Records with drawing code:
──────────
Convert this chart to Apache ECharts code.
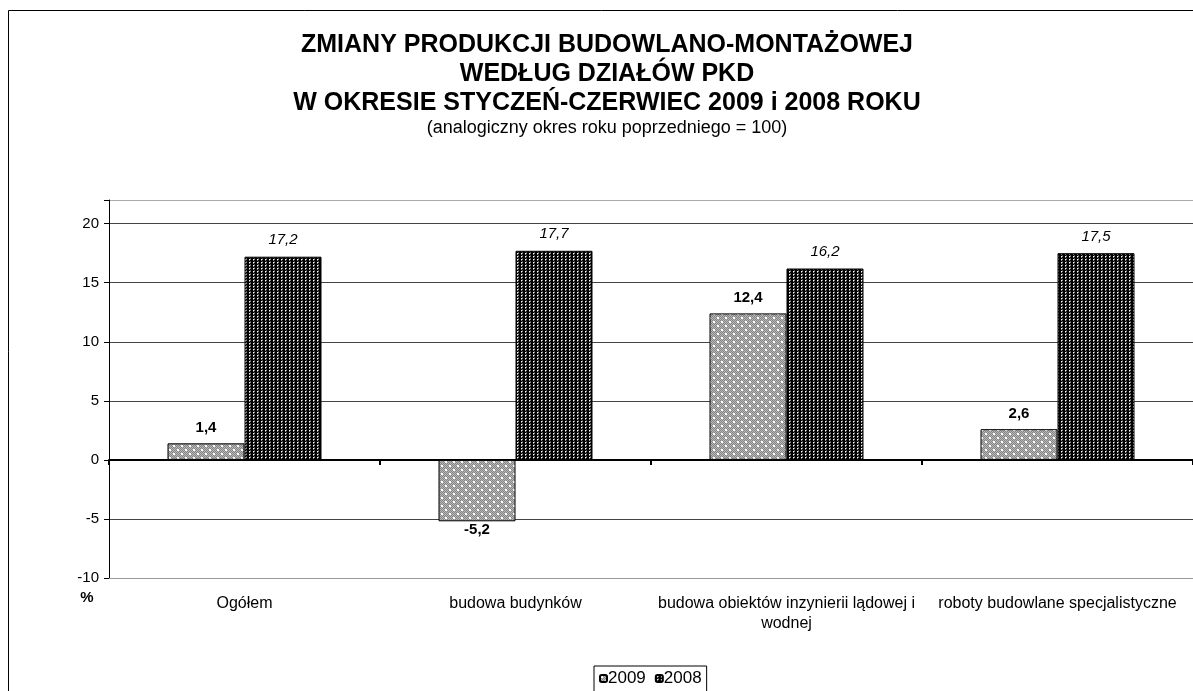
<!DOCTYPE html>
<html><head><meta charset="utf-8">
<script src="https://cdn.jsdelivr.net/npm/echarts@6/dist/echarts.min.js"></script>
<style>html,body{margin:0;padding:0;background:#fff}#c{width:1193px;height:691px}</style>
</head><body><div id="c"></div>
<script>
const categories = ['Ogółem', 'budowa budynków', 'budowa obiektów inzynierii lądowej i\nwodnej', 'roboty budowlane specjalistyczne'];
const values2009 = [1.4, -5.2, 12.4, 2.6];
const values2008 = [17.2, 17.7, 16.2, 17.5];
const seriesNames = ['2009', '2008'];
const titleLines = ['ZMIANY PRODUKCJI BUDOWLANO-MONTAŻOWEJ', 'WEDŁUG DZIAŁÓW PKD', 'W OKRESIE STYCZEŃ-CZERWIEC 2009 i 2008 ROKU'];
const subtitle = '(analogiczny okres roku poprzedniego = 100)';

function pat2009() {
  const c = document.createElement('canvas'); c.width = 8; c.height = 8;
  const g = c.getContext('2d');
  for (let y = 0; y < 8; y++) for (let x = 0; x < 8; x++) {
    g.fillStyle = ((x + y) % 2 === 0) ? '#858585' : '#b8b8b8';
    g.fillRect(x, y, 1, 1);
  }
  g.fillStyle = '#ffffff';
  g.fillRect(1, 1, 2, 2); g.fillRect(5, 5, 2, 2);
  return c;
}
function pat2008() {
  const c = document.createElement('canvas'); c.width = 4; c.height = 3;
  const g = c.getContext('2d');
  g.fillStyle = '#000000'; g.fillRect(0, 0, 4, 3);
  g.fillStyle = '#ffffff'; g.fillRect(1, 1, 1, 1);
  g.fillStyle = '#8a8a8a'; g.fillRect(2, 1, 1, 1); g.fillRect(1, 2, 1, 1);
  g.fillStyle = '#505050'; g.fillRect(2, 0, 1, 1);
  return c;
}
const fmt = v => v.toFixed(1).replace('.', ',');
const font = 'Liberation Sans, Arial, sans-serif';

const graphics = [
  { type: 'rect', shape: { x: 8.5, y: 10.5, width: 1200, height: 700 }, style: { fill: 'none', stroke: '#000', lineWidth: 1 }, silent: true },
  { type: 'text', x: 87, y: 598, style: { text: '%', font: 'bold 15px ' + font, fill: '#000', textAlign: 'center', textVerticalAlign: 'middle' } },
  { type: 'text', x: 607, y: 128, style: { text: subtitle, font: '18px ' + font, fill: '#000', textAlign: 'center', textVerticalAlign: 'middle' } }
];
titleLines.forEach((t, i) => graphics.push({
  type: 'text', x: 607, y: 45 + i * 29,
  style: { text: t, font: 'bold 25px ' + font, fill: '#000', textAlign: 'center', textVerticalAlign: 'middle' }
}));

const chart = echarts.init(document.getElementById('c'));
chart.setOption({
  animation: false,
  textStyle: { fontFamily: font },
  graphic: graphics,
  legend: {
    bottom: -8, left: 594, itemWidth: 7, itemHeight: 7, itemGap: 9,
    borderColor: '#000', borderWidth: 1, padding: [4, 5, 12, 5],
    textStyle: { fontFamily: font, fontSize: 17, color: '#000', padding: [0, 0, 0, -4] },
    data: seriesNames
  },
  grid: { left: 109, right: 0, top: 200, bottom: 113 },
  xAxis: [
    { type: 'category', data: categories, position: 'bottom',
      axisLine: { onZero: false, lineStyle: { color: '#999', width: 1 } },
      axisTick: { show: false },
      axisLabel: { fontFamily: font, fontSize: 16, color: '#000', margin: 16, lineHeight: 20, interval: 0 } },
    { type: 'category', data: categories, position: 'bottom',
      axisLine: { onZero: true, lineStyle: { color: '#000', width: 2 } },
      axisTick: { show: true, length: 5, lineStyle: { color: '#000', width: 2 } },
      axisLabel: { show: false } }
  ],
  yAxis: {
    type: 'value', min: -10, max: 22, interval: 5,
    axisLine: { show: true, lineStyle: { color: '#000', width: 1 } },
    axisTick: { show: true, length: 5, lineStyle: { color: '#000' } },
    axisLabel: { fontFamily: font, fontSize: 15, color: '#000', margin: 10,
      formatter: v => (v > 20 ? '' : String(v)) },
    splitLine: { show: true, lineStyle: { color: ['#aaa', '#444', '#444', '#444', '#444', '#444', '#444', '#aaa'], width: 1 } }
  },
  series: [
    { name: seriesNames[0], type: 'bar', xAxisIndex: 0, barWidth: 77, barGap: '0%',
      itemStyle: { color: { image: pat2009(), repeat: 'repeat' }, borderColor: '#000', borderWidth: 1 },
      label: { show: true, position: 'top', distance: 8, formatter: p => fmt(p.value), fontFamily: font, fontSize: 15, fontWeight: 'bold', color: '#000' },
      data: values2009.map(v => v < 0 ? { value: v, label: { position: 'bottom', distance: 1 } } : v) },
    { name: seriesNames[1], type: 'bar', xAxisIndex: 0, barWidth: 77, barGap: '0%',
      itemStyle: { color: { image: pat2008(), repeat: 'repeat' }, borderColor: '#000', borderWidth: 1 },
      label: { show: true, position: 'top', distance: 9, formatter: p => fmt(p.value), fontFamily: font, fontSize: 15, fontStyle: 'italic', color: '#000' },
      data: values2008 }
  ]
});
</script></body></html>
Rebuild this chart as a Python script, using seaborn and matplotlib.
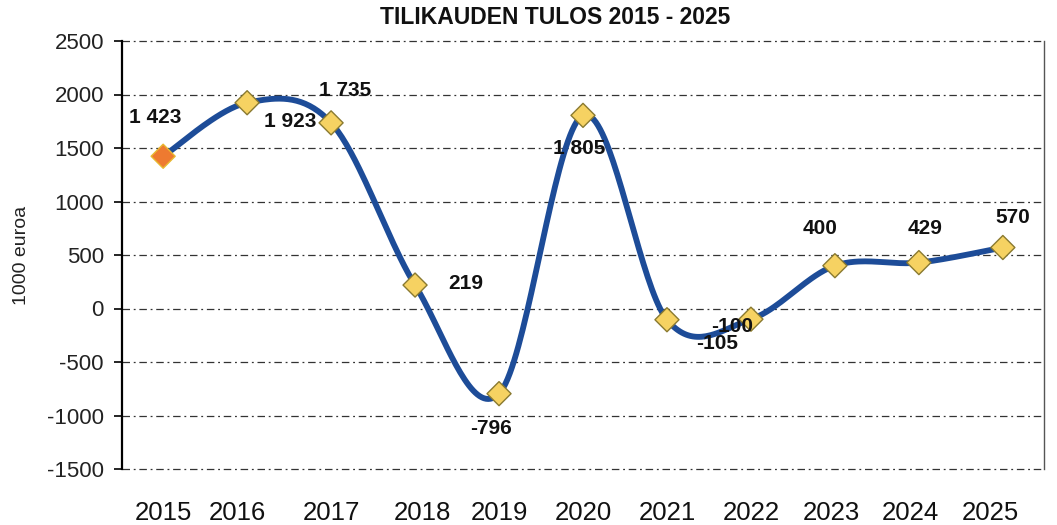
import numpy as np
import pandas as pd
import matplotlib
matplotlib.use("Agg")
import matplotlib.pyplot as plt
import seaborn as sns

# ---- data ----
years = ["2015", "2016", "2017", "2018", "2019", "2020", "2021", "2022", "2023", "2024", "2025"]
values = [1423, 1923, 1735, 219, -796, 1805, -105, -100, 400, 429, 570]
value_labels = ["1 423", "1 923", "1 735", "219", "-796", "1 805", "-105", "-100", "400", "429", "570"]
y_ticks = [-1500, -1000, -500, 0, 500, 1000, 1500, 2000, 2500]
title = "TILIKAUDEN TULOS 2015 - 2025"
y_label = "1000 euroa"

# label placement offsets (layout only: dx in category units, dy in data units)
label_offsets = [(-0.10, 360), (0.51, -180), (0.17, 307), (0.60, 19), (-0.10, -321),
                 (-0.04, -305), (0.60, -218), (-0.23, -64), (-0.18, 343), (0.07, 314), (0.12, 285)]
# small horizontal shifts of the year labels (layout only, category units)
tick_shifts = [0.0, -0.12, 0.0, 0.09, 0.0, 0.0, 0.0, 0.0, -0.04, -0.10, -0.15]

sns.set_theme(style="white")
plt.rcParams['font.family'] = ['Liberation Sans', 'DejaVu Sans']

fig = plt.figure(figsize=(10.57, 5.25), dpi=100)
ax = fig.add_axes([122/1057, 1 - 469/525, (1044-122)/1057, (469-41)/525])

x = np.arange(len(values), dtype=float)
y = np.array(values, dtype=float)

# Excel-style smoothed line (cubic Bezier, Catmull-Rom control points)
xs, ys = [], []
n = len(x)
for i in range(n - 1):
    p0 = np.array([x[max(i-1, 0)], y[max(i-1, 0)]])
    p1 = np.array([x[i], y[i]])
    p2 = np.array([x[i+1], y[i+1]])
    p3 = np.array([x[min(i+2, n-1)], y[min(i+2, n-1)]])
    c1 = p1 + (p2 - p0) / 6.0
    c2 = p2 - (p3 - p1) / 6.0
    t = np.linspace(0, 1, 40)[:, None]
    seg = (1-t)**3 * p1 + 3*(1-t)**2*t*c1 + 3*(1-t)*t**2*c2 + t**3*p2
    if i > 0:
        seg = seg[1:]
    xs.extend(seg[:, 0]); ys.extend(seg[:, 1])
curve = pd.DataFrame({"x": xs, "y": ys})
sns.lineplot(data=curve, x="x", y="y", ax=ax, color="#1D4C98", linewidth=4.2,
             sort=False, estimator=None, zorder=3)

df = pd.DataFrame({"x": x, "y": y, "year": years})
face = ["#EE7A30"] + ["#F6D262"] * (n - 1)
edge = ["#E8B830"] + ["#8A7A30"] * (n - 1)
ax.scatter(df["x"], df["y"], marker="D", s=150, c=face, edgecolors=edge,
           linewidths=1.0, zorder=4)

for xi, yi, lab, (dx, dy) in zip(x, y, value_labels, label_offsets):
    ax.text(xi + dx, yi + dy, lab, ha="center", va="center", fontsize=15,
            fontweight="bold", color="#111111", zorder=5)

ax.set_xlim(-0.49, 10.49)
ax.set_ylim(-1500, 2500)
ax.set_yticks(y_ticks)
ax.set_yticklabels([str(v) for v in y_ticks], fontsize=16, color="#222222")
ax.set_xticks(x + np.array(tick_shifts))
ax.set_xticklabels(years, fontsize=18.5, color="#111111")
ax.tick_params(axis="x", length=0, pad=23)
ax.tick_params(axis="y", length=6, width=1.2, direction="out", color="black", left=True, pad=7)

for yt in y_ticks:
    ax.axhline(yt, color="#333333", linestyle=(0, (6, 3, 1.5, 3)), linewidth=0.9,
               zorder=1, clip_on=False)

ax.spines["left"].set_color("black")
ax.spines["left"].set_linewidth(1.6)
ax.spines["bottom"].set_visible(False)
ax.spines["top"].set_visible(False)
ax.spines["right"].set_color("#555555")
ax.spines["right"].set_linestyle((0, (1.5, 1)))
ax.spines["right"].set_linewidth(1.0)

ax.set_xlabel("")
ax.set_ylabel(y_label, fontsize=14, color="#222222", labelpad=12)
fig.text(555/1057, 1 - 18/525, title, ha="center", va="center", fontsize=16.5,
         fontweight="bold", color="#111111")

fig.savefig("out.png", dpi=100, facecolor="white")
──────────
» Exercise:
Your job is to reproduce the lines from the one with "Rebuild this chart" through the one with "import seaborn as sns", both kept, exactly as they are. Leave out the pictures.

» Worked answer:
Rebuild this chart as a Python script, using seaborn and matplotlib.
import numpy as np
import pandas as pd
import matplotlib
matplotlib.use("Agg")
import matplotlib.pyplot as plt
import seaborn as sns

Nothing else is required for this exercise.